__WORK TO COMPLETE__. Everything from the first line down to the line containing "import pandas as pd" is to be retyped exactly, both ends included, with pictures left out.

__DATA BLOCK__.
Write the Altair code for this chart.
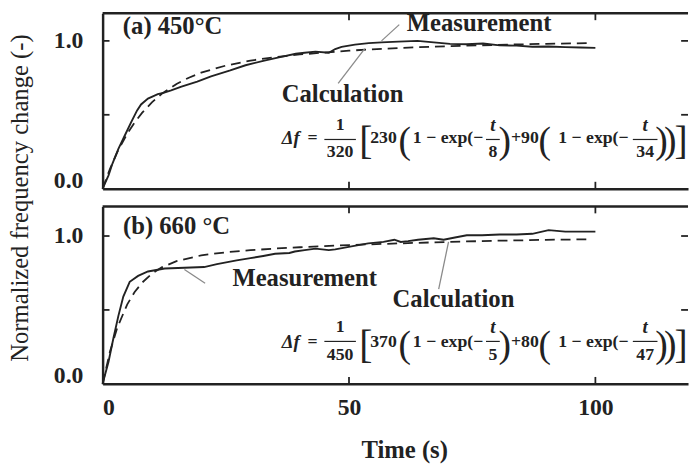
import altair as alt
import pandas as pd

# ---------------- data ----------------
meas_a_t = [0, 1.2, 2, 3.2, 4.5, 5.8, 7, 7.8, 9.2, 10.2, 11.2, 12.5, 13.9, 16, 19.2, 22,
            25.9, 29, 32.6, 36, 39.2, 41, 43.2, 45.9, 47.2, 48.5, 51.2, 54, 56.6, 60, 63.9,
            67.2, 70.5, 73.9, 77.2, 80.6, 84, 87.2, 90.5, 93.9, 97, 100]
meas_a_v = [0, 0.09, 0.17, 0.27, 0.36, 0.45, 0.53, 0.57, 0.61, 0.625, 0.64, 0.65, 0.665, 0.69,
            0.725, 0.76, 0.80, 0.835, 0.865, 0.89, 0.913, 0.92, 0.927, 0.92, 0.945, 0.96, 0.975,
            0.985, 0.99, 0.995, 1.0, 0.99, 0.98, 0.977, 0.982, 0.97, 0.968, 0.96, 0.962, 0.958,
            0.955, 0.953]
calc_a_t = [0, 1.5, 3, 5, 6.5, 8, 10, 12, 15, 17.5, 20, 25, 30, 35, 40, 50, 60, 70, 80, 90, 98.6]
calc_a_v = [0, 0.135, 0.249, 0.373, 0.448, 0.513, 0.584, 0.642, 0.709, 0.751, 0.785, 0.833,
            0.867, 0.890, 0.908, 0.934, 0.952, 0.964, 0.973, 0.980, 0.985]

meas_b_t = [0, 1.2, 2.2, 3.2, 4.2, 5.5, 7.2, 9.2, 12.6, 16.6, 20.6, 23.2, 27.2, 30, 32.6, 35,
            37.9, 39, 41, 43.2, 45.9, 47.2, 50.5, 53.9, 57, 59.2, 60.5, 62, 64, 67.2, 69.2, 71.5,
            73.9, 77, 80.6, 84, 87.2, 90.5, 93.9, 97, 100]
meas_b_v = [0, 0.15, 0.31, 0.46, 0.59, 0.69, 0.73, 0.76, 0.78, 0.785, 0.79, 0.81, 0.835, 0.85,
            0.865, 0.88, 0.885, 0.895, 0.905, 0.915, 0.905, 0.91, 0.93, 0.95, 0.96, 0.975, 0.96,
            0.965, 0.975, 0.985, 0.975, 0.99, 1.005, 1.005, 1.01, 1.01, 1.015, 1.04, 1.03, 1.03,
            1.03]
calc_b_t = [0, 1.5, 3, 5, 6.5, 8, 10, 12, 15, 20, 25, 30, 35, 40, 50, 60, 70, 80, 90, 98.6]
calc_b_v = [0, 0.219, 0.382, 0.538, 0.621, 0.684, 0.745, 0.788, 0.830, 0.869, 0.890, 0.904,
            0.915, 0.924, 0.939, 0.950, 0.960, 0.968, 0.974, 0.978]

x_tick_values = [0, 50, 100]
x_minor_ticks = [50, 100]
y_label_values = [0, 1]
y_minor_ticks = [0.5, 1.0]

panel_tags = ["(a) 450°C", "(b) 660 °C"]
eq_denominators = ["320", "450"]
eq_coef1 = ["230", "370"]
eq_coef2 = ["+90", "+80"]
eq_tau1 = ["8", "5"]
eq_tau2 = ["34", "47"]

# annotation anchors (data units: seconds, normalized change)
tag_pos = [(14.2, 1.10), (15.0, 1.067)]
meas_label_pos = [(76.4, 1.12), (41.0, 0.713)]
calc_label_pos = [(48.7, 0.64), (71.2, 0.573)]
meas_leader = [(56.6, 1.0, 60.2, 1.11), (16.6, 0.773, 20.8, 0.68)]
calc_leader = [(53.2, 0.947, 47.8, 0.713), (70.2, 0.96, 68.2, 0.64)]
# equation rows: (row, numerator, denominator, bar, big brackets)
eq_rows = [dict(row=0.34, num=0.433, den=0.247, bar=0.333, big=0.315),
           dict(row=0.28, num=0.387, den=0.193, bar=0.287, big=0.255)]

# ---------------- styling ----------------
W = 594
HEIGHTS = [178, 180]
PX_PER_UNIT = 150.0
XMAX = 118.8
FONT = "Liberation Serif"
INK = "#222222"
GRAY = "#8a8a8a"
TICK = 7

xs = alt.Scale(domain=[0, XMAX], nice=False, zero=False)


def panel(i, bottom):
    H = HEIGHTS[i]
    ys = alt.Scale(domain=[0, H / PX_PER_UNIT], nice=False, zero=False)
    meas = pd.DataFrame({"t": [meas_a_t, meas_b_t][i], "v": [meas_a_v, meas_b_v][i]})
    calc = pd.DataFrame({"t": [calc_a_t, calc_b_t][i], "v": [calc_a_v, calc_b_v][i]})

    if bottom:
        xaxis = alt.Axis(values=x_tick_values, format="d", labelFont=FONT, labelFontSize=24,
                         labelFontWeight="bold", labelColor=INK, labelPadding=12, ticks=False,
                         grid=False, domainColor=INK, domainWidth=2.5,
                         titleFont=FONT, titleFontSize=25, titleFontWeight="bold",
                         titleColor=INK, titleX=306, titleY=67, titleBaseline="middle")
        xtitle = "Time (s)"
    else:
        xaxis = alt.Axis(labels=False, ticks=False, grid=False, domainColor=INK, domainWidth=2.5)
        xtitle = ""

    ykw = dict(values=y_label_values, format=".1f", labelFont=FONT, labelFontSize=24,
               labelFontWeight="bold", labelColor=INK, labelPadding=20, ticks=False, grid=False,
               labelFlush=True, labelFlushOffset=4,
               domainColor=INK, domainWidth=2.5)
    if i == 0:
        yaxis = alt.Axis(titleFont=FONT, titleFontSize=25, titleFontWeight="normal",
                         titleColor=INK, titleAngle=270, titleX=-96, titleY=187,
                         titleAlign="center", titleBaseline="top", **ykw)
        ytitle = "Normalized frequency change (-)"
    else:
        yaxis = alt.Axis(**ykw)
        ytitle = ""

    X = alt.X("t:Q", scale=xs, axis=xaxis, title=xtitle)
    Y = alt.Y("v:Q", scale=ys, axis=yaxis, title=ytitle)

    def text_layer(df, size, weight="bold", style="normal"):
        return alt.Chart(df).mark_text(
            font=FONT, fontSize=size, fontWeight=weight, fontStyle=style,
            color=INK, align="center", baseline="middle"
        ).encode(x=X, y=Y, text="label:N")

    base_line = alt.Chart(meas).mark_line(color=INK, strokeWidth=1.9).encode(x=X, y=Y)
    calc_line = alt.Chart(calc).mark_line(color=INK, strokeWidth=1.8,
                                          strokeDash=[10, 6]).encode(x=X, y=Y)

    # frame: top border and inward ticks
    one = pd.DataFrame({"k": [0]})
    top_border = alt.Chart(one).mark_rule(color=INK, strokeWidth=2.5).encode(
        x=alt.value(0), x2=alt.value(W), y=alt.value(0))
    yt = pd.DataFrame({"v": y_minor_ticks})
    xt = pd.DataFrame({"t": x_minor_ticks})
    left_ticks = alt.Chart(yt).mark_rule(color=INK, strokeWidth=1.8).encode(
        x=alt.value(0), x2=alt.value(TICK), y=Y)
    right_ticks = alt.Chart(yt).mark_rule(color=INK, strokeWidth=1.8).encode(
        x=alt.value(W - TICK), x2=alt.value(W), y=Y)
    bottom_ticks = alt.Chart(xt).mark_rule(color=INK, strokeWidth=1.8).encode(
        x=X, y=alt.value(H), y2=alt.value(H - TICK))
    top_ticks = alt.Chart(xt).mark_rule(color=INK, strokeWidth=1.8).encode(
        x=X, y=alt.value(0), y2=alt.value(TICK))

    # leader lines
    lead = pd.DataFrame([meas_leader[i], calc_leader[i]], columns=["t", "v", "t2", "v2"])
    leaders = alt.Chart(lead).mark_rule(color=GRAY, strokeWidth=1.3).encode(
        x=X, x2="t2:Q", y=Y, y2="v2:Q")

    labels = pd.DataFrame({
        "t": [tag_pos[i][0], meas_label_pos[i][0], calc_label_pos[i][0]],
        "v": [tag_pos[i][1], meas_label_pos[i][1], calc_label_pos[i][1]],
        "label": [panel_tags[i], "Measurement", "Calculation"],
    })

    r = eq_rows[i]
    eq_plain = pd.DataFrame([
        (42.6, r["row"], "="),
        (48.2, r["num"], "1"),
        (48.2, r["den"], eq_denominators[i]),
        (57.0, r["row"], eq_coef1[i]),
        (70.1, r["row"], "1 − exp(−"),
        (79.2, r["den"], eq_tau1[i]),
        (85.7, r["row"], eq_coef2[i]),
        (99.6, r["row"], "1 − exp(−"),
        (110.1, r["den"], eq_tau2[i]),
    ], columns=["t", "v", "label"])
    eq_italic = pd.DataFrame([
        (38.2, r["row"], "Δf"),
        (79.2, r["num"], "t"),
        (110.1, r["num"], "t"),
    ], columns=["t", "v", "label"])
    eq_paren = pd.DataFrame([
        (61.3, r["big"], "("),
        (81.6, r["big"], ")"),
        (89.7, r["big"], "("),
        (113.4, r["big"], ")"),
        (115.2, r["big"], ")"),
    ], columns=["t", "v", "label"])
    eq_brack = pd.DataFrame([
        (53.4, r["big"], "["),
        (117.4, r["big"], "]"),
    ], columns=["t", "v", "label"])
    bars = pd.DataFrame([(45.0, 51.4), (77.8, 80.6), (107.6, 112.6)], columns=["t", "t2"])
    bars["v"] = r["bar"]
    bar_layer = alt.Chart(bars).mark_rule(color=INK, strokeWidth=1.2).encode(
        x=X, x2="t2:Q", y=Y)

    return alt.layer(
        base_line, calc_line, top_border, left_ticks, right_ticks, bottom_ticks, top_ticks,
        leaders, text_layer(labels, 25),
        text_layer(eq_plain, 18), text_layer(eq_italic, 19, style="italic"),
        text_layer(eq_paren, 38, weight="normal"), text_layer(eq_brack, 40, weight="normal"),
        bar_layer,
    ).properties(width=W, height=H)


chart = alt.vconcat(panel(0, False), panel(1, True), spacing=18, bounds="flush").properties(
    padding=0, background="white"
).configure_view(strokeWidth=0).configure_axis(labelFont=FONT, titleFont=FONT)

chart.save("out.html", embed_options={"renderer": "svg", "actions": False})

__ANSWER FOR THIS EXERCISE__.
Write the Altair code for this chart.
import altair as alt
import pandas as pd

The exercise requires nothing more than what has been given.